Lors de son premier mandat à la Maison Blanche, Donald Trump avait imposé une surtaxe de 25 % sur certains vins européens dans le cadre d’un long différend entre Europe et Etats-Unis sur les aides publiques à l’aéronautique, qui avait coûté 500 millions d’euros à la filière en 2020.

« On est dans le même bateau »

« On est dans l’expectative et c’est difficile de lire dans une boule de cristal », renchérit Jacques-Olivier Pesme, à la tête de la Wine Origins Alliance, une coalition de 34 régions viticoles dans le monde – parmi lesquelles les prestigieuses Nappa Valley, Champagne, Porto, Bordeaux, Xérès ou Chianti Classico.

Si Trump impose de nouvelles taxes, « va-t-il le faire uniformément pour tous les pays de l’Union européenne ? Car en 2019, pour sa hausse de 25 % des tarifs douaniers, il avait sélectionné la France, l’Allemagne ou l’Espagne, mais pas l’Italie. Et est-ce que tous les vins seraient concernés ? En 2019 il avait décidé de taxer tous les vins avec un taux d’alcool inférieur à 14 degrés, soit la grande majorité, mais le Porto y échappait par exemple », rappelle-t-il, en se demandant par ailleurs s’il y aura réellement mise en oeuvre.
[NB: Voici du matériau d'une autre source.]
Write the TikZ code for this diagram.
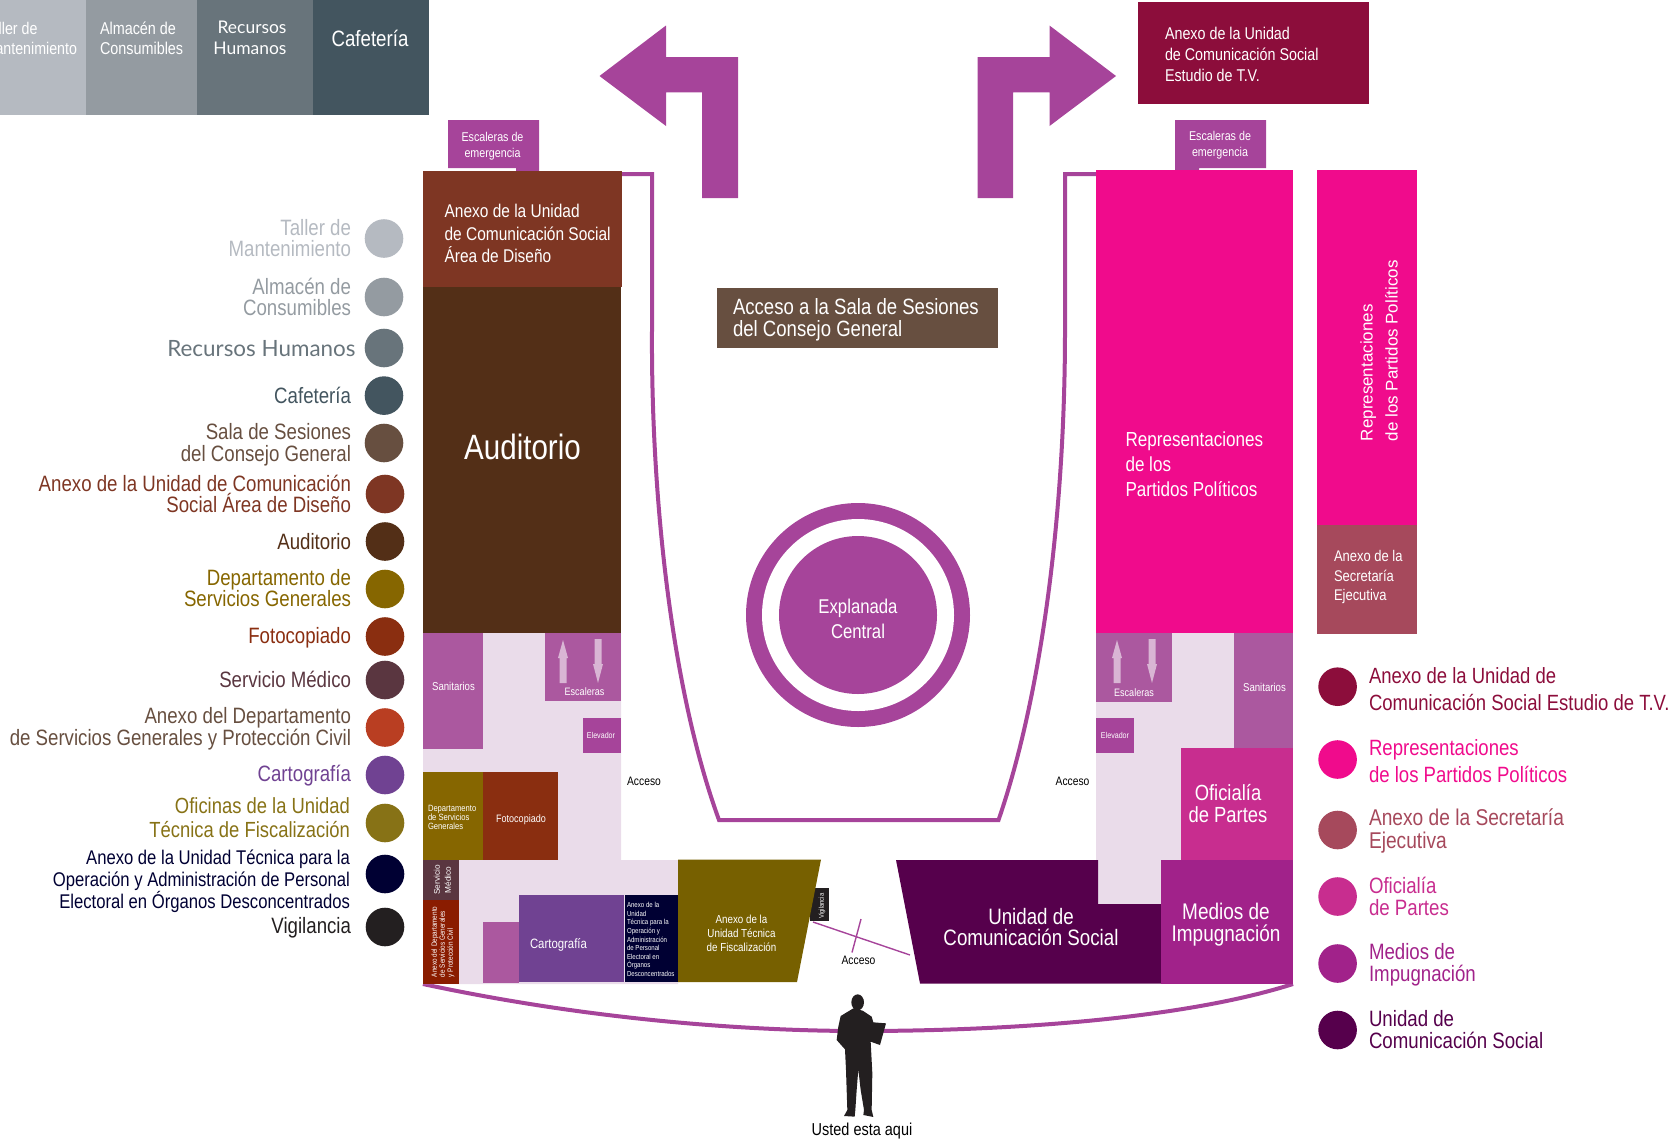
\documentclass[tikz,border=0pt]{standalone}
\usepackage{fontspec}
\setmainfont[FakeStretch=0.84]{Liberation Sans}
\newfontfamily\plainfam{Liberation Sans}
\newfontfamily\humfam{Lato}
\newcommand{\tsz}[2]{\fontsize{#1}{#2}\selectfont}
\definecolor{mag}{HTML}{A6449A}
\definecolor{sani}{HTML}{AB589F}
\definecolor{floorc}{HTML}{EADCEA}
\definecolor{arrowc}{HTML}{D9B5D4}
\definecolor{cTaller}{HTML}{B5BAC1}
\definecolor{cAlmacen}{HTML}{949BA1}
\definecolor{cRH}{HTML}{68747B}
\definecolor{cCaf}{HTML}{43555F}
\definecolor{cSala}{HTML}{674F40}
\definecolor{cDis}{HTML}{7E3623}
\definecolor{cAud}{HTML}{532F17}
\definecolor{cDep}{HTML}{866600}
\definecolor{cFoto}{HTML}{8A2E10}
\definecolor{cMed}{HTML}{5A3640}
\definecolor{cAnDep}{HTML}{B93E22}
\definecolor{cAnDepB}{HTML}{8A1C00}
\definecolor{cCart}{HTML}{704292}
\definecolor{cOfi}{HTML}{877216}
\definecolor{cFis}{HTML}{776000}
\definecolor{cUT}{HTML}{000033}
\definecolor{cVig}{HTML}{231F20}
\definecolor{cTV}{HTML}{8C0D3B}
\definecolor{cRep}{HTML}{F00B8C}
\definecolor{cSec}{HTML}{A6495C}
\definecolor{cOfp}{HTML}{C82D8F}
\definecolor{cImp}{HTML}{A1228A}
\definecolor{cUCS}{HTML}{56004C}
\tikzset{
 txt/.style={inner sep=0pt,outer sep=0pt,text=white},
 ltxt/.style={txt,align=left,anchor=west},
 ctxt/.style={txt,align=center},
 legl/.style={inner sep=0pt,outer sep=0pt,align=right,anchor=east,font=\tsz{22.3}{21.7}},
 legr/.style={inner sep=0pt,outer sep=0pt,align=left,anchor=west,font=\tsz{22.3}{22}},
 dot/.style={circle,minimum size=38.6bp,inner sep=0pt,draw=none},
 wall/.style={draw=mag,line width=4bp},
 updown/.style={fill=arrowc,draw=none}
}
\begin{document}
\begin{tikzpicture}[x=1bp,y=-1bp]
\useasboundingbox (0,0) rectangle (1680,1139);
\clip (0,0) rectangle (1680,1139);
% top strip
\fill[cTaller] (0,0) rectangle (86,115);
\fill[cAlmacen] (86,0) rectangle (197,115);
\fill[cRH] (197,0) rectangle (313,115);
\fill[cCaf] (313,0) rectangle (429,115);
\node[txt,align=left,anchor=east,font=\tsz{17}{20}] (tTaller) at (77,38.5) {Taller de\\Mantenimiento};
\node[ltxt,font=\tsz{17.2}{20.6}] (tAlm) at (100,38.5) {Almacén de\\Consumibles};
\node[txt,align=right,anchor=east,font=\humfam\tsz{17.5}{21.4}] (tRH) at (286.5,38) {Recursos\\Humanos};
\node[ctxt,font=\tsz{22.3}{22}] (tCaf) at (370,38) {Cafetería};
% walk arrows
\fill[mag] (599.5,76) -- (666,25.5) -- (666,57) -- (738,57) -- (738,198) -- (702,198) -- (702,92.4) -- (666,92.4) -- (666,126) -- cycle;
\fill[mag] (1116,76) -- (1049.5,25.5) -- (1049.5,57) -- (977.7,57) -- (977.7,198) -- (1013,198) -- (1013,92.4) -- (1049.5,92.4) -- (1049.5,126) -- cycle;
% TV annex
\fill[cTV] (1138,2) rectangle (1369,104);
\node[ltxt,font=\tsz{17.1}{21}] (tTV) at (1165,54) {Anexo de la Unidad\\de Comunicación Social\\Estudio de T.V.};
% emergency stairs
\fill[mag] (448,120) -- (539,120) -- (539,172) -- (516,172) -- (516,168) -- (448,168) -- cycle;
\node[ctxt,font=\tsz{12.8}{16}] (tEmL) at (492.5,146.5) {Escaleras de\\emergencia};
\fill[mag] (1175,120) -- (1266,120) -- (1266,168) -- (1199,168) -- (1199,172) -- (1175,172) -- cycle;
\node[ctxt,font=\tsz{12.8}{16}] (tEmR) at (1220,145) {Escaleras de\\emergencia};
% plaza walls
\draw[wall] (622,174) -- (652,174) -- (652,330) .. controls (651,480) and (668,680) .. (719,820) -- (998.5,820) .. controls (1040,700) and (1065,520) .. (1065,330) -- (1065,174) -- (1096,174);
\draw[wall] (423,984) .. controls (600,1022) and (760,1031) .. (860,1031) .. controls (1000,1031) and (1180,1020) .. (1293,984);
% left wing
\fill[cDis] (423,171) rectangle (622,287);
\node[ltxt,font=\tsz{18.5}{22.5}] (tDis) at (444.6,233.5) {Anexo de la Unidad\\de Comunicación Social\\Área de Diseño};
\fill[cAud] (423,287) rectangle (621,633);
\node[ctxt,font=\tsz{35.3}{35}] (tAud) at (522.5,446.5) {Auditorio};
\fill[floorc] (423,633) -- (621,633) -- (621,860) -- (678,860) -- (678,984) -- (423,984) -- cycle;
\fill[sani] (423,633) rectangle (483,748.5);
\node[ctxt,font=\tsz{11.5}{12}] (tSanL) at (453.5,686) {Sanitarios};
\fill[sani] (545,633) rectangle (621,701);
\fill[updown] (563,640) -- (568,658) -- (566.5,658) -- (566.5,683) -- (559.5,683) -- (559.5,658) -- (558,658) -- cycle;
\fill[updown] (598,683) -- (593,664) -- (594.5,664) -- (594.5,639) -- (601.5,639) -- (601.5,664) -- (603,664) -- cycle;
\node[ctxt,font=\tsz{10.8}{11}] (tEscL) at (584.5,692) {Escaleras};
\fill[mag] (583,718) rectangle (621,752.5);
\node[ctxt,font=\tsz{8.5}{9}] (tElL) at (601,735) {Elevador};
\node[ctxt,text=black,font=\tsz{12.3}{13}] (tAcL) at (644,781.6) {Acceso};
\fill[cDep] (423,772) rectangle (483,860);
\node[ltxt,font=\tsz{9.1}{9}] (tDep) at (428,817.5) {Departamento\\de Servicios\\Generales};
\fill[cFoto] (483,772) rectangle (558,860);
\node[ctxt,font=\tsz{10.8}{11}] (tFoto) at (521,820) {Fotocopiado};
\fill[cMed] (423,860) rectangle (459,900);
\node[ctxt,rotate=90,font=\plainfam\tsz{8.3}{11}] (tMed) at (442.5,880) {Servicio\\Médico};
\fill[cAnDepB] (423,900) rectangle (459,984);
\node[txt,align=left,anchor=west,rotate=90,font=\tsz{7.6}{8}] (tAnDep) at (443,977) {Anexo del Departamento\\de Servicios Generales\\y Protección Civil};
\fill[sani] (483,922) rectangle (519,983);
\fill[cCart] (519,895) rectangle (624,982);
\node[ltxt,font=\tsz{13.6}{14}] (tCart) at (530,945) {Cartografía};
\fill[cUT] (625,895) rectangle (678,982);
\node[ltxt,font=\tsz{7.3}{8.6}] (tUT) at (627,939.5) {Anexo de la\\Unidad\\Técnica para la\\Operación y\\Administración\\de Personal\\Electoral en\\Órganos\\Desconcentrados};
\fill[cVig] (810,888) rectangle (829,921);
\fill[cFis] (678,859.5) -- (821,859.5) -- (797,982) -- (678,982) -- cycle;
\node[ctxt,rotate=90,font=\tsz{7}{7}] (tVig) at (822,906) {Vigilancia};
\node[ctxt,font=\tsz{11.7}{14}] (tFis) at (741.5,933) {Anexo de la\\Unidad Técnica\\de Fiscalización};
% access line
\coordinate (acA) at (813,922); \coordinate (acB) at (910,955);
\coordinate (acC) at (861,919); \coordinate (acD) at (852,952.5);
\draw[mag,line width=1.4bp] (acA) -- (acB);
\draw[mag,line width=1.4bp] (acC) -- (acD);
\node[ctxt,text=black,font=\tsz{12.3}{13}] (tAcB) at (858.5,960) {Acceso};
% right wing
\fill[cRep] (1096,170) rectangle (1293,633);
\node[ltxt,font=\tsz{20.4}{25.2}] (tRep) at (1125.5,464.4) {Representaciones\\de los\\Partidos Políticos};
\fill[cRep] (1317,170) rectangle (1417,525);
\fill[cSec] (1317,525) rectangle (1417,634);
\node[txt,align=left,anchor=west,rotate=90,font=\plainfam\tsz{17}{25}] (tRepV) at (1379,441) {Representaciones\\de los Partidos Políticos};
\node[ltxt,font=\tsz{15.5}{19.5}] (tSec) at (1334,577) {Anexo de la\\Secretaría\\Ejecutiva};
\fill[floorc] (1096,633) rectangle (1293,860);
\fill[floorc] (1098,860) rectangle (1161,904);
\fill[sani] (1096,633) rectangle (1172,702);
\fill[updown] (1117,640) -- (1122,658) -- (1120.5,658) -- (1120.5,683) -- (1113.5,683) -- (1113.5,658) -- (1112,658) -- cycle;
\fill[updown] (1152,683) -- (1147,664) -- (1148.5,664) -- (1148.5,639) -- (1155.5,639) -- (1155.5,664) -- (1157,664) -- cycle;
\node[ctxt,font=\tsz{10.8}{11}] (tEscR) at (1134,692.5) {Escaleras};
\fill[sani] (1234,633) rectangle (1293,747.5);
\node[ctxt,font=\tsz{11.5}{12}] (tSanR) at (1264.5,687.5) {Sanitarios};
\fill[mag] (1096,718) rectangle (1134,752.5);
\node[ctxt,font=\tsz{8.5}{9}] (tElR) at (1115,735) {Elevador};
\node[ctxt,text=black,font=\tsz{12.3}{13}] (tAcR) at (1072.5,781.6) {Acceso};
\fill[cOfp] (1181,747.5) rectangle (1293,859.5);
\node[ctxt,font=\tsz{22}{22.5}] (tOfp) at (1228,803.5) {Oficialía\\de Partes};
\fill[cUCS] (896,860) -- (1098,860) -- (1098,904) -- (1161,904) -- (1161,983.5) -- (920,983.5) -- cycle;
\node[ctxt,font=\tsz{22.4}{21.5}] (tUCS) at (1031,927) {Unidad de\\Comunicación Social};
\fill[cImp] (1161,859.5) rectangle (1293,983.5);
\node[ctxt,font=\tsz{22.7}{22}] (tImp) at (1226,925) {Medios de\\Impugnación};
% council access
\fill[cSala] (717,288) rectangle (998,348);
\node[ltxt,font=\tsz{22.2}{22}] (tSala) at (733,320) {Acceso a la Sala de Sesiones\\del Consejo General};
% esplanade
\fill[mag] (858,615) circle[radius=112];
\fill[white] (858,615) circle[radius=96];
\fill[mag] (858,615) circle[radius=79];
\node[ctxt,font=\tsz{20}{25}] (tExp) at (858,618.5) {Explanada\\Central};
% visitor figure
\begin{scope}[shift={(820,990)},x=0.3333bp,y=-0.3333bp]
\fill[cVig] (113,37) ellipse[x radius=19,y radius=24];
\fill[cVig] (100,55) -- (62,78) -- (55,110) -- (50,150) -- (75,178) -- (78,240) -- (82,360) -- (72,378) -- (104,380) -- (106,360) -- (110,300) -- (115,238) -- (122,300) -- (132,360) -- (130,375) -- (160,381) -- (155,360) -- (157,250) -- (152,155) -- (180,165) -- (198,100) -- (160,97) -- (155,80) -- (128,62) -- cycle;
\end{scope}
\node[ctxt,text=black,font=\tsz{17.3}{18}] (tAqui) at (862,1131) {Usted esta aqui};
% left legend
\node[dot,fill=cTaller] (d1) at (384,238.5) {};
\node[legl,text=cTaller] (l1) at (351,238) {Taller de\\Mantenimiento};
\node[dot,fill=cAlmacen] (d2) at (384,297) {};
\node[legl,text=cAlmacen] (l2) at (351,297) {Almacén de\\Consumibles};
\node[dot,fill=cRH] (d3) at (384,348) {};
\node[legl,text=cRH,font=\humfam\tsz{22.5}{23}] (l3) at (355.5,348.5) {Recursos Humanos};
\node[dot,fill=cCaf] (d4) at (384,395.6) {};
\node[legl,text=cCaf] (l4) at (351,395.6) {Cafetería};
\node[dot,fill=cSala] (d5) at (384,443) {};
\node[legl,text=cSala] (l5) at (351,445) {Sala de Sesiones\\del Consejo General};
\node[dot,fill=cDis] (d6) at (385,494) {};
\node[legl,text=cDis] (l6) at (351,494) {Anexo de la Unidad de Comunicación\\Social Área de Diseño};
\node[dot,fill=cAud] (d7) at (385,541.5) {};
\node[legl,text=cAud] (l7) at (351,541.5) {Auditorio};
\node[dot,fill=cDep] (d8) at (385,589) {};
\node[legl,text=cDep] (l8) at (351,588) {Departamento de\\Servicios Generales};
\node[dot,fill=cFoto] (d9) at (385,636.5) {};
\node[legl,text=cFoto] (l9) at (351,638) {Fotocopiado};
\node[dot,fill=cMed] (d10) at (385,680) {};
\node[legl,text=cMed] (l10) at (351,679) {Servicio Médico};
\node[dot,fill=cAnDep] (d11) at (385,727.5) {};
\node[legl,text=cSala] (l11) at (351,729) {Anexo del Departamento\\de Servicios Generales y Protección Civil};
\node[dot,fill=cCart] (d12) at (385,775) {};
\node[legl,text=cCart] (l12) at (351,776) {Cartografía};
\node[dot,fill=cOfi] (d13) at (385,823) {};
\node[legl,text=cOfi,font=\tsz{22}{24.7}] (l13) at (350,817.5) {Oficinas de la Unidad\\Técnica de Fiscalización};
\node[dot,fill=cUT] (d14) at (385,874) {};
\node[legl,text=cUT,font=\tsz{19.9}{22}] (l14) at (350,881) {Anexo de la Unidad Técnica para la\\Operación y Administración de Personal\\Electoral en Órganos Desconcentrados};
\node[dot,fill=cVig] (d15) at (385,927) {};
\node[legl,text=cVig] (l15) at (351,928) {Vigilancia};
% right legend
\node[dot,fill=cTV] (r1) at (1337.6,686.7) {};
\node[legr,text=cTV,font=\tsz{22.1}{27}] (s1) at (1369,689) {Anexo de la Unidad de\\Comunicación Social Estudio de T.V.};
\node[dot,fill=cRep] (r2) at (1337.6,759.5) {};
\node[legr,text=cRep,font=\tsz{22.2}{27}] (s2) at (1369,761) {Representaciones\\de los Partidos Políticos};
\node[dot,fill=cSec] (r3) at (1337.6,830) {};
\node[legr,text=cSec,font=\tsz{22.9}{23}] (s3) at (1369,830.5) {Anexo de la Secretaría\\Ejecutiva};
\node[dot,fill=cOfp] (r4) at (1337.6,896.5) {};
\node[legr,text=cOfp] (s4) at (1369,896) {Oficialía\\de Partes};
\node[dot,fill=cImp] (r5) at (1337.6,963.5) {};
\node[legr,text=cImp] (s5) at (1369,965) {Medios de\\Impugnación};
\node[dot,fill=cUCS] (r6) at (1337.6,1030) {};
\node[legr,text=cUCS] (s6) at (1369,1030) {Unidad de\\Comunicación Social};
\end{tikzpicture}
\end{document}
Jacques-Olivier Pesme indique que la Wine Origins Alliance, dont certains membres sont américains, s’est jointe à une coalition de toute la filière américaine des vins et spiritieux qui a envoyé des courriers à Trump pour lui dire que si les droits de douane étaient imposés, la filière américaine allait aussi y perdre, notamment du fait que les pays affectés risquent de répondre.

« La filière américaine est la mieux placée pour parler à Trump, on est parfaitement aligné sur le fait que » de nouveaux droits de douane « ne seraient pas bons ni pour eux ni pour nous. On est dans le même bateau, une grande partie de leur activité dépend de nos produits », complète Gabriel Picard pour la Fédération française des vins et spiritueux.

Si le secteur du vin craint une nouvelle guerre commerciale, celui des spiritueux est encore plus inquiet car depuis octobre dernier, Pékin impose déjà aux importateurs de brandys européens (dont le cognac représente 95 % du total) de déposer une caution ou une lettre de garantie bancaire auprès des douanes chinoises, dans le cadre d’une enquête antidumping.

« On est dans un avion dont un moteur est la Chine et l’autre les Etats-Unis, il y en a un qui n’est pas de très bonne humeur et on espère ne pas perdre l’autre », résume Nicolas Ozanam, directeur général de la Fédération française des exportateurs de vins et spiritueux.